Comment expliquer ces tensions entre le pape et son gouvernement ?
On savait qu’il y avait des tensions dans la curie romaine, mais le discours du 22 décembre dernier les met sous un jour nouveau. Ces tensions sont en partie dues au fait que plusieurs responsables de dicastères – l’équivalent des ministères, en quelque sorte - ne sont toujours pas définitivement confirmés dans leurs fonctions (et cela bientôt près de deux ans après l’élection de François), mais aussi que la réforme de la curie romaine en cours n’aboutit pas. Alors qu’on pensait que le pape aurait réformé l’appareil de gouvernement de l’Eglise d’ici février, il a annoncé avant Noël qu’il ne fallait s’attendre à rien avant 2016 ! Cela a pu décourager pas mal de monde.
Le très sévère discours du pape laisse donc entrevoir que ces tensions sont fortes mais aussi qu’il ne supporte plus le double jeu de certains responsables dans la curie.

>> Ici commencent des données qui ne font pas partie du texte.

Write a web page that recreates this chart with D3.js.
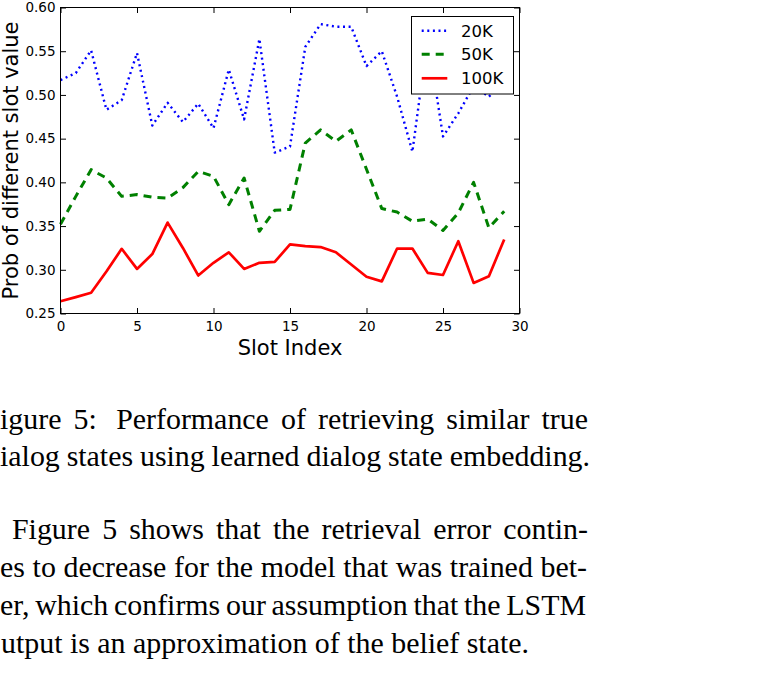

Beaucoup pensent qu’une telle franchise ne puisse pas être suivie d’effets, avec des départs volontaires ou forcés dans les semaines qui viennent. Mais le pape devra se méfier du revers de la médaille, car après avoir fait publiquement la leçon aux évêques et cardinaux de la curie, nul ne l’épargnera désormais s’il trébuche.
Comment s’organise la répartition des pouvoirs entre le pape et la curie ?
Le pape, par définition, est souverain. Maintenant, il est de tradition que chacun des dicastères (les congrégations et les conseils pontificaux) travaille de son côté et soumet, lorsque c’est nécessaire, au pape. Mais il est des congrégations – pour la doctrine de la foi, le clergé ou les évêques, par exemple - qui ne peuvent prendre de décisions importantes sans l’aval du pape.
Il a également dénoncé l’action du groupe Etat islamique. Quelle est la portée politique de ce genre de déclarations ?
Le pape n’a jamais nommé le groupe Etat islamique dans ses appels ou ses discours. Il parle le plus fréquemment de persécutions « inhumaines » et violentes. En Turquie, fin novembre, il a cependant assuré devant le responsable des Affaires religieuses, dans ce pays musulman à 98%, que ces violences étaient causées par « un groupe extrémiste et fondamentaliste ». On ne pouvait pas être moins clair !
Il semble difficile, depuis Rome, de préciser la portée des propos du pape dans le monde musulman. Ce qui semble clair, en revanche, c’est qu’il a tenu à faire la distinction entre le fondamentalisme et le véritable islam. Dans l’avion qui le ramenait de Turquie, il y a un mois, il a dit combien le Coran était, à ses yeux, un livre de paix. Dans le même temps, il a demandé une condamnation claire du terrorisme par « tous les leaders musulmans - qu’ils soient responsables politiques, religieux ou universitaires ».